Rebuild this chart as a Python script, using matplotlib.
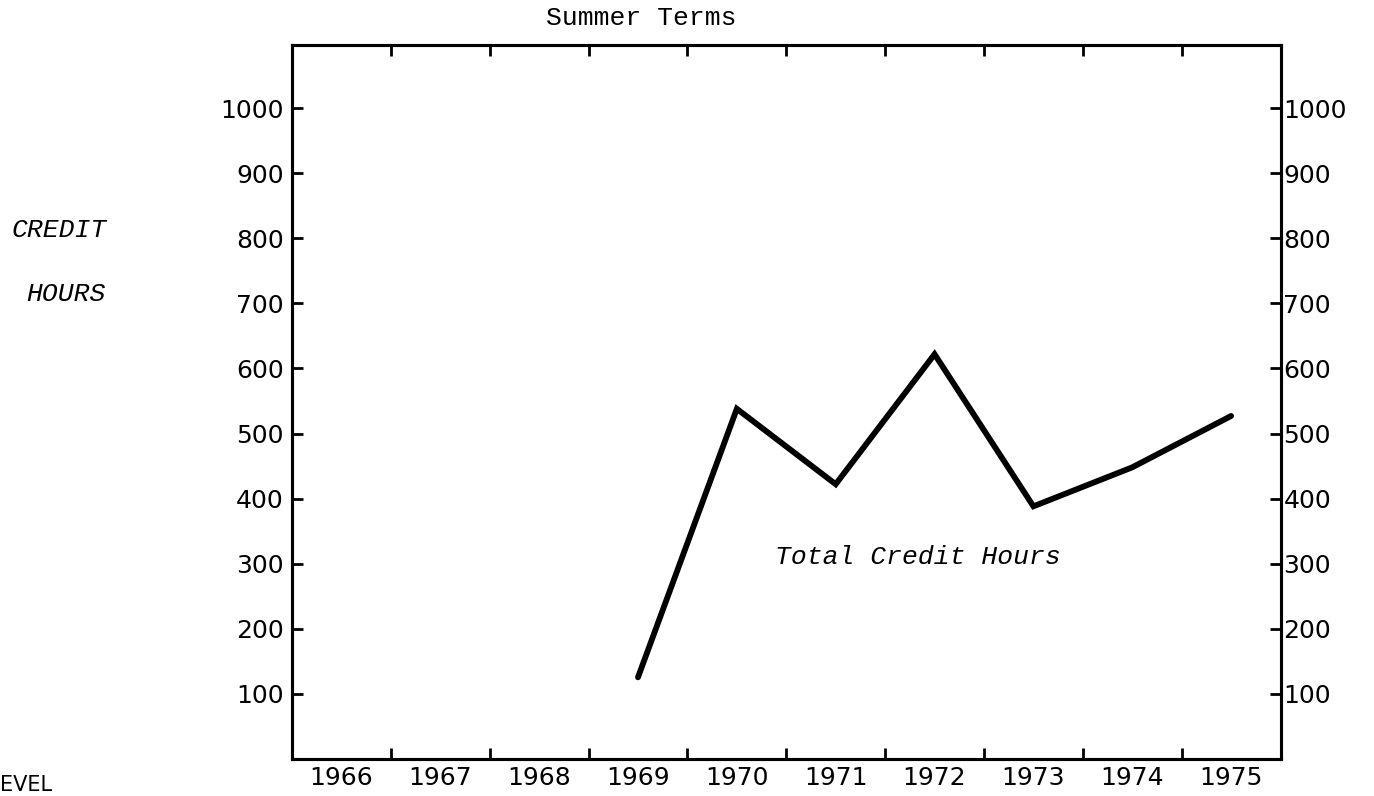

---

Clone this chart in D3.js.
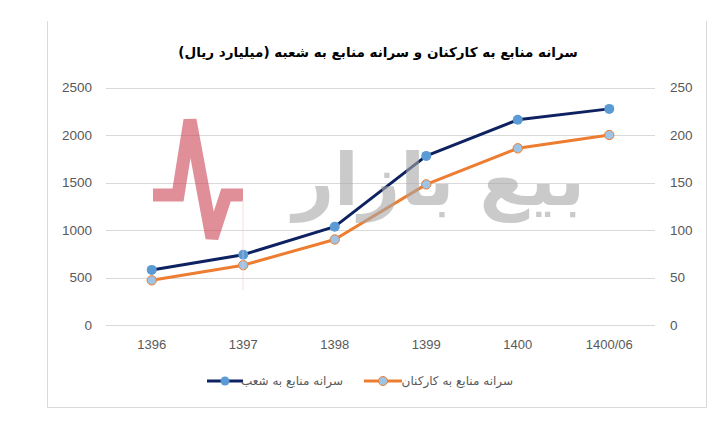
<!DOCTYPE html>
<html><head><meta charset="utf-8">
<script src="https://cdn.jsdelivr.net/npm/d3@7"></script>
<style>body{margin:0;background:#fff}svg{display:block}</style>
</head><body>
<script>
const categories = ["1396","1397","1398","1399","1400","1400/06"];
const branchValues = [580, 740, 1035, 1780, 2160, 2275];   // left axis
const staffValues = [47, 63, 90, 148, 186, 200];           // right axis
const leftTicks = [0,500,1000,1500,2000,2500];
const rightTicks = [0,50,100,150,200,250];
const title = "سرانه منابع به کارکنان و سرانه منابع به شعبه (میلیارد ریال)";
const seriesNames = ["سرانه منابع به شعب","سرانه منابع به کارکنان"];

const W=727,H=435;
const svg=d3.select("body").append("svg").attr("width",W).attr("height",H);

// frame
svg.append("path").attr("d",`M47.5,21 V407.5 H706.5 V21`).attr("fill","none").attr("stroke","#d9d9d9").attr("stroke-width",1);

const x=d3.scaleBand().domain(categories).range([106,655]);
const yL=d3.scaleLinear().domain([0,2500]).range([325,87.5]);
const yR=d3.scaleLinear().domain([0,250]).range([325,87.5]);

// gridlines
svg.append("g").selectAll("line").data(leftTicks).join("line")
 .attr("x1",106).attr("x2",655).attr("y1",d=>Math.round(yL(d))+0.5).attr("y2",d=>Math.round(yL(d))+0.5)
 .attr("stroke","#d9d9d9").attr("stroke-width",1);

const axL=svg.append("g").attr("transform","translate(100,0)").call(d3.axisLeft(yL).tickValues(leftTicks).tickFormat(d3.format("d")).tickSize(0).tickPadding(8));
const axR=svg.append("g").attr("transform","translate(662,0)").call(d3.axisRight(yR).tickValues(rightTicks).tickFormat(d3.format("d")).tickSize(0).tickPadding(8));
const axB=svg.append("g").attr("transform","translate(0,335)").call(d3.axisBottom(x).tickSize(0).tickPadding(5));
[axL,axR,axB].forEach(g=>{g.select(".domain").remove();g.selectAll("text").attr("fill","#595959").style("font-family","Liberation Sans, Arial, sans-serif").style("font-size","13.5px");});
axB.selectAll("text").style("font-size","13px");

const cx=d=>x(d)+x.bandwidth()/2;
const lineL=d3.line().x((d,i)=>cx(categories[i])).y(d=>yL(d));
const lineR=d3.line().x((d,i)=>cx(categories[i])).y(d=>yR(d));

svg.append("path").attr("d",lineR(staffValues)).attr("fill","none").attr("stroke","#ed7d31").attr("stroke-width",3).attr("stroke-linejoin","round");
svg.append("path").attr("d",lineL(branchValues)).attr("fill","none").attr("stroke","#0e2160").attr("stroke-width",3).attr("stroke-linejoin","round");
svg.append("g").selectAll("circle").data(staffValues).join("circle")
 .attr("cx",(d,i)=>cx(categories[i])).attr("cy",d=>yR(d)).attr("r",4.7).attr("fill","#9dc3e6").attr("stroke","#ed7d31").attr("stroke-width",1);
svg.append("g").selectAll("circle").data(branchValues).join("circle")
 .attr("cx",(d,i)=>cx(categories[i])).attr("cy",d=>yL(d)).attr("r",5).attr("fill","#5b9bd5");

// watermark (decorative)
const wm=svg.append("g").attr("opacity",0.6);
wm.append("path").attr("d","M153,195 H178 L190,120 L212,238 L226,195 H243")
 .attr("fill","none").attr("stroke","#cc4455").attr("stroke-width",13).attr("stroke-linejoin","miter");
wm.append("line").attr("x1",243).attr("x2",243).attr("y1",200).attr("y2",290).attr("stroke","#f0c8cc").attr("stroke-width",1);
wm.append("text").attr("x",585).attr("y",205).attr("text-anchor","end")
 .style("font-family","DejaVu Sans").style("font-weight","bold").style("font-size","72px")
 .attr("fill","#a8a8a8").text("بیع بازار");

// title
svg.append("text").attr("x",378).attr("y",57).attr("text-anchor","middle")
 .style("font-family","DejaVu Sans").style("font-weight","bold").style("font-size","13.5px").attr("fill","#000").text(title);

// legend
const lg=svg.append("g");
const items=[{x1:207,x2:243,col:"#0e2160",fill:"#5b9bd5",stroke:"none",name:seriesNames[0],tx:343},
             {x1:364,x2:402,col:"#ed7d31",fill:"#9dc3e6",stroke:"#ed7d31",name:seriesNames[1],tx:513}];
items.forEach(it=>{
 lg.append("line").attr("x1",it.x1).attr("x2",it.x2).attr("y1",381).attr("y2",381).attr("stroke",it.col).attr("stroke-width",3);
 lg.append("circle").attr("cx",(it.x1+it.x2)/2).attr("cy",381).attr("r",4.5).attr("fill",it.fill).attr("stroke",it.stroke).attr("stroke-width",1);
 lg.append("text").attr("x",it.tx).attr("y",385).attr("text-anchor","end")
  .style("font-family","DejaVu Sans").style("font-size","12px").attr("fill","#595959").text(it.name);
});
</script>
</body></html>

* * *

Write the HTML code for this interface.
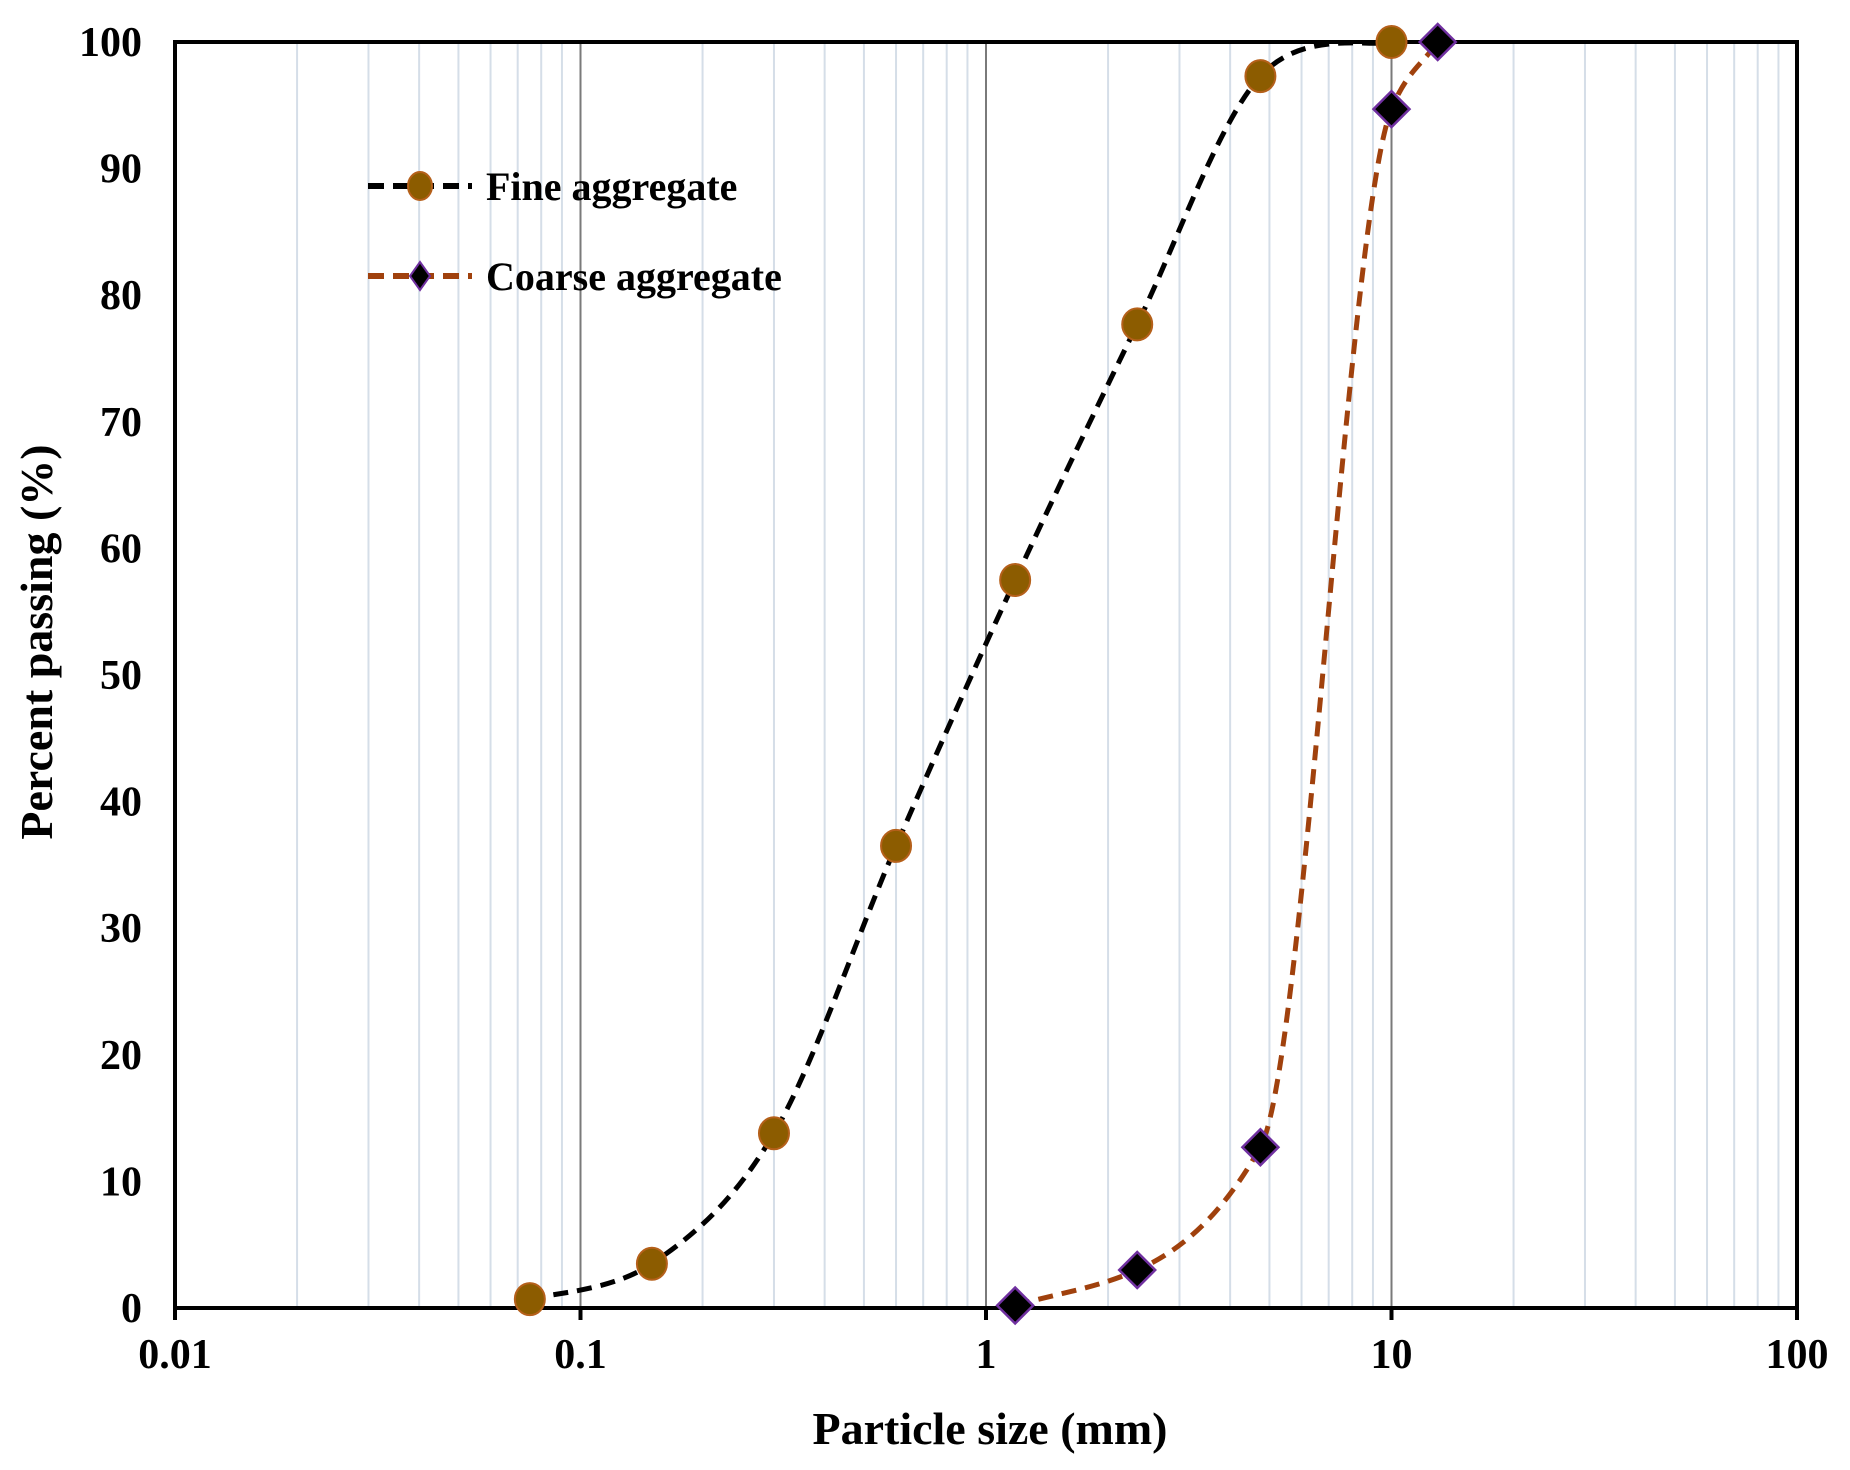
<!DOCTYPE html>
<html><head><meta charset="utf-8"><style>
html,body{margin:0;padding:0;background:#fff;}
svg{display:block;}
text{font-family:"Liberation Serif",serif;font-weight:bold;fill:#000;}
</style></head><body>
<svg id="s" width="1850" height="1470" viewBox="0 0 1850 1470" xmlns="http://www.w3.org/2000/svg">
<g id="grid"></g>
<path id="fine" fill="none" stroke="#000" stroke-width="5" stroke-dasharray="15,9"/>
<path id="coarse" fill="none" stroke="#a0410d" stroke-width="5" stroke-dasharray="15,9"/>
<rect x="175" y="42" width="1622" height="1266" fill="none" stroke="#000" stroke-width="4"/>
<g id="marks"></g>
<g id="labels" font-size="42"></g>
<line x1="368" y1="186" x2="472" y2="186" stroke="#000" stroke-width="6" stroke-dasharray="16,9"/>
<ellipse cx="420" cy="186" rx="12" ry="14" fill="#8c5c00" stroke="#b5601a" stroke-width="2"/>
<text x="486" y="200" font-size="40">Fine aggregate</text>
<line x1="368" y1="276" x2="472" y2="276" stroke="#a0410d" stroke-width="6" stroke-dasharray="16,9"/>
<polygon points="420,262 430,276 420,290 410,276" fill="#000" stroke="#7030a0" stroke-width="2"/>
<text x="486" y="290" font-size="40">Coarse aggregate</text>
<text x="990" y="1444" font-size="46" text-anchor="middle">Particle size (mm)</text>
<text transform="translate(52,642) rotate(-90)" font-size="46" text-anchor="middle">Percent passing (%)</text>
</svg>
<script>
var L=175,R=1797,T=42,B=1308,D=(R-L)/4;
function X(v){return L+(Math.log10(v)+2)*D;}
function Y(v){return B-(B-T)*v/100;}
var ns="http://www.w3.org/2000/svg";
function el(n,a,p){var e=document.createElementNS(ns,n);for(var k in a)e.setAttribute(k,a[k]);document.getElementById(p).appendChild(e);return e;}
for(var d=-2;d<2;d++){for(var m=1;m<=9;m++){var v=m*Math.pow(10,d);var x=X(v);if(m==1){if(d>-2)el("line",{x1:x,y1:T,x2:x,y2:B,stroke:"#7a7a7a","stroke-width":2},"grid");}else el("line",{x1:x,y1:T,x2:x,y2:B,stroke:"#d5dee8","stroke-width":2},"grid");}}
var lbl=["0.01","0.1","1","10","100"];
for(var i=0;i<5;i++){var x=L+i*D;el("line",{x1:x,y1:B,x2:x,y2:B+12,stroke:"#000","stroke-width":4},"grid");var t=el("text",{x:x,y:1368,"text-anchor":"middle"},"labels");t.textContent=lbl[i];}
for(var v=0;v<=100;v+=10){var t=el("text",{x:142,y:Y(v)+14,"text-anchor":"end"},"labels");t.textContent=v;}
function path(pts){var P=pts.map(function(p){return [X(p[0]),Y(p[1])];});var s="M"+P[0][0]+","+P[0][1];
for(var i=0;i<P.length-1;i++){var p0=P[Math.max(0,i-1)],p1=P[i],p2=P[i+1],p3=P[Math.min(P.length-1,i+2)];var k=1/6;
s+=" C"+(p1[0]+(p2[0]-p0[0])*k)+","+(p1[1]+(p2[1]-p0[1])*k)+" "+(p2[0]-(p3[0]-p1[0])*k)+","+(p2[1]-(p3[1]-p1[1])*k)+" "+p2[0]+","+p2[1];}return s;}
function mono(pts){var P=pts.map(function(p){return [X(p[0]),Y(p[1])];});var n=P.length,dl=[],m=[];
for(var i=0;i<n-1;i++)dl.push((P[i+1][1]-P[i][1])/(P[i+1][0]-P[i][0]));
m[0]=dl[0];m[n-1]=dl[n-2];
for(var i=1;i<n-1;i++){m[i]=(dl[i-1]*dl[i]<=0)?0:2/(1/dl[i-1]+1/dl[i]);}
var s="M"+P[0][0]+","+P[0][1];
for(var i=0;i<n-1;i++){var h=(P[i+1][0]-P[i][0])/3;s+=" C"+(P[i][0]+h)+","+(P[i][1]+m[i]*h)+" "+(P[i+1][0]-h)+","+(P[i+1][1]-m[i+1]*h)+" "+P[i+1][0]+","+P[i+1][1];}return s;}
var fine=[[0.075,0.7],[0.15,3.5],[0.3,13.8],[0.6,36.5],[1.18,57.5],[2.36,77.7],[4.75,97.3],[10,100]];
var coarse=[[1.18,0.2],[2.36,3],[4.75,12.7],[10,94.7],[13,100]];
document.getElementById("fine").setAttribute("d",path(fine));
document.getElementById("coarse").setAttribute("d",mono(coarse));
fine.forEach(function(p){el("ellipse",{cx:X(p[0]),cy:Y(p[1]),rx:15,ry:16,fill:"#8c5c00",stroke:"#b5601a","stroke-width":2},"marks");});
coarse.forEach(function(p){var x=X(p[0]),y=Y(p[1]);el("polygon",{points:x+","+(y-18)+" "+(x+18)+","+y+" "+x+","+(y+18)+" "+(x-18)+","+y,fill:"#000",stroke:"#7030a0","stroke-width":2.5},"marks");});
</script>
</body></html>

## What is expected
Pick out the lines containing the string "this".

## Written solution
Rebuild this chart as a Python script, using matplotlib.
Clone this chart in D3.js.
Write the HTML code for this interface.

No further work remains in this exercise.